### WHAT YOU SHOULD DO
Transcribe all the entries word for word, but omit the images.

Records with drawing code
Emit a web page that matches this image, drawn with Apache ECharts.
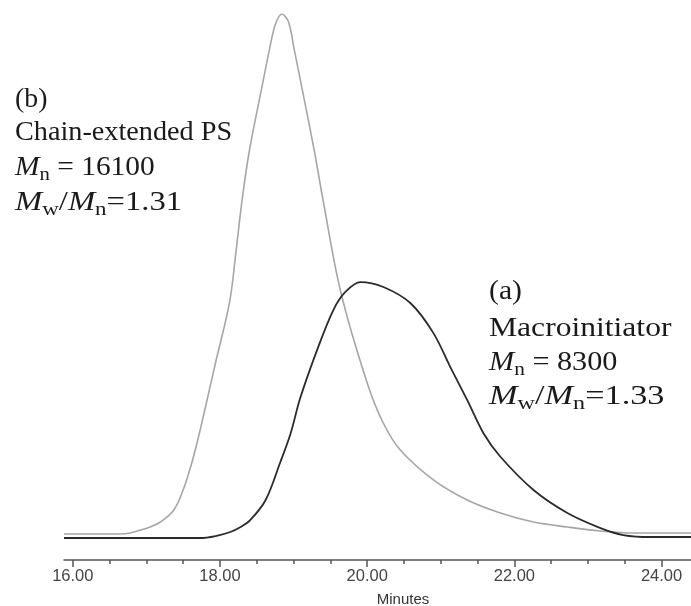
<!DOCTYPE html>
<html>
<head>
<meta charset="utf-8">
<script src="https://cdn.jsdelivr.net/npm/echarts@6/dist/echarts.min.js"></script>
<style>html,body{margin:0;padding:0;background:#fff}#c{width:691px;height:606px}</style>
</head>
<body>
<div id="c"></div>
<script>
// Elution time (minutes) and detector response (relative)
const timeB = [15.88,16.65,16.78,16.92,17.05,17.19,17.37,17.50,17.62,17.73,17.94,18.13,18.22,18.30,18.40,18.58,18.67,18.75,18.84,18.93,19.01,19.10,19.28,19.40,19.64,20.00,20.22,20.45,20.90,21.36,21.81,22.26,22.72,23.17,23.62,24.40];
const respB = [0.76,0.76,0.95,1.5,2.1,3.05,5.3,9.2,14.5,20.6,33.5,45.0,55.0,64.5,74.0,86.8,93.1,97.9,100,98.5,93.1,86.8,74.0,64.5,47.0,29.6,21.9,16.8,11.1,7.25,4.77,3.05,2.1,1.34,0.95,0.95];
const timeA = [15.88,17.73,17.94,18.14,18.28,18.41,18.62,18.82,18.96,19.09,19.32,19.54,19.70,19.91,20.22,20.59,20.90,21.13,21.36,21.58,21.81,22.26,22.72,23.17,23.48,23.85,24.40];
const respA = [0,0,0.38,1.15,2.1,3.4,7.25,14.5,20.0,26.7,35.9,43.5,46.9,48.85,47.9,44.8,39.1,32.6,26.3,20.0,15.5,9.16,4.77,1.9,0.57,0.19,0.19];
const majorTicks = [16,18,20,22,24];
const minorTicks = [16.5,17,17.5,18.5,19,19.5,20.5,21,21.5,22.5,23,23.5];
const axisName = 'Minutes';
const labelB = ['(b)', 'Chain-extended PS', '{i|M}{s|n}{r| = 16100}', '{i|M}{s|w}{r|/}{i|M}{s|n}{r|=1.31}'];
const labelA = ['(a)', 'Macroinitiator', '{i|M}{s|n}{r| = 8300}', '{i|M}{s|w}{r|/}{i|M}{s|n}{r|=1.33}'];

const zip = (t, v) => t.map((x, i) => [x, v[i]]);
const serif = 'Liberation Serif, Times New Roman, serif';
const fs = 27, lh = 34;
const rich = {
  i: {fontFamily: serif, fontStyle: 'italic', fontSize: fs, lineHeight: lh, fill: '#1a1a1a'},
  s: {fontFamily: serif, fontSize: 19, lineHeight: lh, verticalAlign: 'bottom', fill: '#1a1a1a'},
  r: {fontFamily: serif, fontSize: fs, lineHeight: lh, fill: '#1a1a1a'}
};
function textLines(lines, x, ys, sx) {
  return lines.map((t, k) => ({
    type: 'text', x: x, y: ys[k], scaleX: sx[k],
    style: {text: t.indexOf('{') >= 0 ? t : '{r|' + t + '}', rich: rich, verticalAlign: 'middle', align: 'left'}
  }));
}

const chart = echarts.init(document.getElementById('c'));
const axisCommon = {type: 'value', min: 15.88, max: 24.4, position: 'bottom', offset: 22, splitLine: {show: false}};
chart.setOption({
  animation: false,
  backgroundColor: '#fff',
  grid: {left: 64, right: 0, top: 14, bottom: 68},
  xAxis: [
    Object.assign({}, axisCommon, {
      axisLine: {show: true, onZero: false, lineStyle: {color: '#555', width: 1.5}},
      axisTick: {show: true, customValues: majorTicks, length: 7, lineStyle: {color: '#555', width: 1.5}},
      axisLabel: {customValues: majorTicks, formatter: v => v.toFixed(2), fontFamily: 'Liberation Sans, Arial, sans-serif', fontSize: 16.5, color: '#444', margin: 8}
    }),
    Object.assign({}, axisCommon, {
      axisLine: {show: false, onZero: false},
      axisTick: {show: true, customValues: minorTicks, length: 4, lineStyle: {color: '#555', width: 1.5}},
      axisLabel: {show: false}
    })
  ],
  yAxis: {type: 'value', min: 0, max: 100, show: false},
  series: [
    {type: 'line', name: '(b)', data: zip(timeB, respB), xAxisIndex: 0, smooth: 0.35, showSymbol: false, lineStyle: {color: '#a6a6a6', width: 1.6}},
    {type: 'line', name: '(a)', data: zip(timeA, respA), xAxisIndex: 0, smooth: 0.35, showSymbol: false, lineStyle: {color: '#2b2b2b', width: 1.8}}
  ],
  graphic: [
    {type: 'text', x: 403, y: 600, style: {text: axisName, fontFamily: 'Liberation Sans, Arial, sans-serif', fontSize: 15, fill: '#333', align: 'center', verticalAlign: 'middle'}}
  ].concat(textLines(labelB, 15, [100, 133, 168, 203], [1.03, 1.045, 1.09, 1.21]))
   .concat(textLines(labelA, 489, [292, 329, 363, 397], [1.1, 1.17, 1.12, 1.27]))
});
</script>
</body>
</html>
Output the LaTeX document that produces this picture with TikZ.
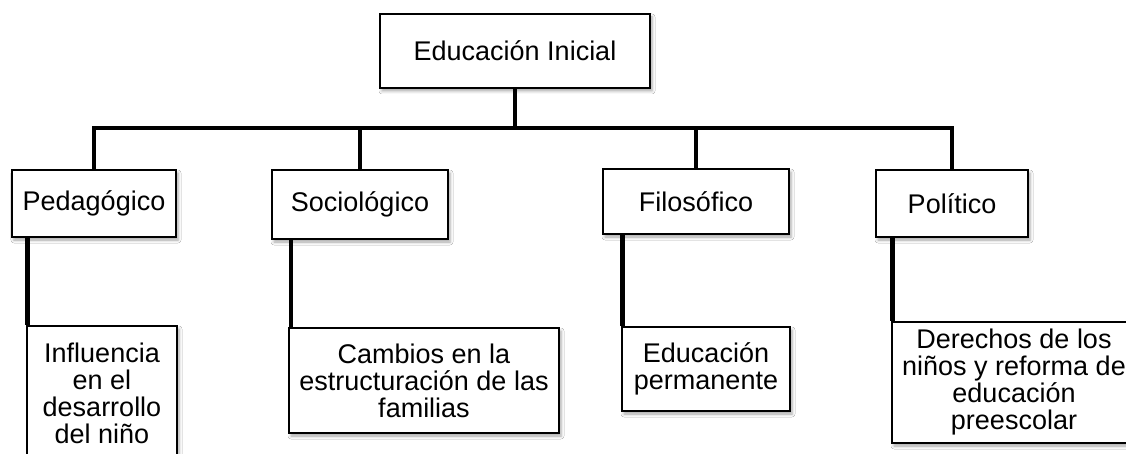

### WRITTEN SOLUTION
Emit a web page that matches this image, drawn with Apache ECharts.
<!DOCTYPE html>
<html>
<head>
<meta charset="utf-8">
<script src="https://cdn.jsdelivr.net/npm/echarts@6/dist/echarts.min.js"></script>
<style>html,body{margin:0;padding:0;background:#fff}#c{width:691px;height:606px}</style>
</head>
<body>
<div id="c"></div>
<script>
// Elution time (minutes) and detector response (relative)
const timeB = [15.88,16.65,16.78,16.92,17.05,17.19,17.37,17.50,17.62,17.73,17.94,18.13,18.22,18.30,18.40,18.58,18.67,18.75,18.84,18.93,19.01,19.10,19.28,19.40,19.64,20.00,20.22,20.45,20.90,21.36,21.81,22.26,22.72,23.17,23.62,24.40];
const respB = [0.76,0.76,0.95,1.5,2.1,3.05,5.3,9.2,14.5,20.6,33.5,45.0,55.0,64.5,74.0,86.8,93.1,97.9,100,98.5,93.1,86.8,74.0,64.5,47.0,29.6,21.9,16.8,11.1,7.25,4.77,3.05,2.1,1.34,0.95,0.95];
const timeA = [15.88,17.73,17.94,18.14,18.28,18.41,18.62,18.82,18.96,19.09,19.32,19.54,19.70,19.91,20.22,20.59,20.90,21.13,21.36,21.58,21.81,22.26,22.72,23.17,23.48,23.85,24.40];
const respA = [0,0,0.38,1.15,2.1,3.4,7.25,14.5,20.0,26.7,35.9,43.5,46.9,48.85,47.9,44.8,39.1,32.6,26.3,20.0,15.5,9.16,4.77,1.9,0.57,0.19,0.19];
const majorTicks = [16,18,20,22,24];
const minorTicks = [16.5,17,17.5,18.5,19,19.5,20.5,21,21.5,22.5,23,23.5];
const axisName = 'Minutes';
const labelB = ['(b)', 'Chain-extended PS', '{i|M}{s|n}{r| = 16100}', '{i|M}{s|w}{r|/}{i|M}{s|n}{r|=1.31}'];
const labelA = ['(a)', 'Macroinitiator', '{i|M}{s|n}{r| = 8300}', '{i|M}{s|w}{r|/}{i|M}{s|n}{r|=1.33}'];

const zip = (t, v) => t.map((x, i) => [x, v[i]]);
const serif = 'Liberation Serif, Times New Roman, serif';
const fs = 27, lh = 34;
const rich = {
  i: {fontFamily: serif, fontStyle: 'italic', fontSize: fs, lineHeight: lh, fill: '#1a1a1a'},
  s: {fontFamily: serif, fontSize: 19, lineHeight: lh, verticalAlign: 'bottom', fill: '#1a1a1a'},
  r: {fontFamily: serif, fontSize: fs, lineHeight: lh, fill: '#1a1a1a'}
};
function textLines(lines, x, ys, sx) {
  return lines.map((t, k) => ({
    type: 'text', x: x, y: ys[k], scaleX: sx[k],
    style: {text: t.indexOf('{') >= 0 ? t : '{r|' + t + '}', rich: rich, verticalAlign: 'middle', align: 'left'}
  }));
}

const chart = echarts.init(document.getElementById('c'));
const axisCommon = {type: 'value', min: 15.88, max: 24.4, position: 'bottom', offset: 22, splitLine: {show: false}};
chart.setOption({
  animation: false,
  backgroundColor: '#fff',
  grid: {left: 64, right: 0, top: 14, bottom: 68},
  xAxis: [
    Object.assign({}, axisCommon, {
      axisLine: {show: true, onZero: false, lineStyle: {color: '#555', width: 1.5}},
      axisTick: {show: true, customValues: majorTicks, length: 7, lineStyle: {color: '#555', width: 1.5}},
      axisLabel: {customValues: majorTicks, formatter: v => v.toFixed(2), fontFamily: 'Liberation Sans, Arial, sans-serif', fontSize: 16.5, color: '#444', margin: 8}
    }),
    Object.assign({}, axisCommon, {
      axisLine: {show: false, onZero: false},
      axisTick: {show: true, customValues: minorTicks, length: 4, lineStyle: {color: '#555', width: 1.5}},
      axisLabel: {show: false}
    })
  ],
  yAxis: {type: 'value', min: 0, max: 100, show: false},
  series: [
    {type: 'line', name: '(b)', data: zip(timeB, respB), xAxisIndex: 0, smooth: 0.35, showSymbol: false, lineStyle: {color: '#a6a6a6', width: 1.6}},
    {type: 'line', name: '(a)', data: zip(timeA, respA), xAxisIndex: 0, smooth: 0.35, showSymbol: false, lineStyle: {color: '#2b2b2b', width: 1.8}}
  ],
  graphic: [
    {type: 'text', x: 403, y: 600, style: {text: axisName, fontFamily: 'Liberation Sans, Arial, sans-serif', fontSize: 15, fill: '#333', align: 'center', verticalAlign: 'middle'}}
  ].concat(textLines(labelB, 15, [100, 133, 168, 203], [1.03, 1.045, 1.09, 1.21]))
   .concat(textLines(labelA, 489, [292, 329, 363, 397], [1.1, 1.17, 1.12, 1.27]))
});
</script>
</body>
</html>
Output the LaTeX document that produces this picture with TikZ.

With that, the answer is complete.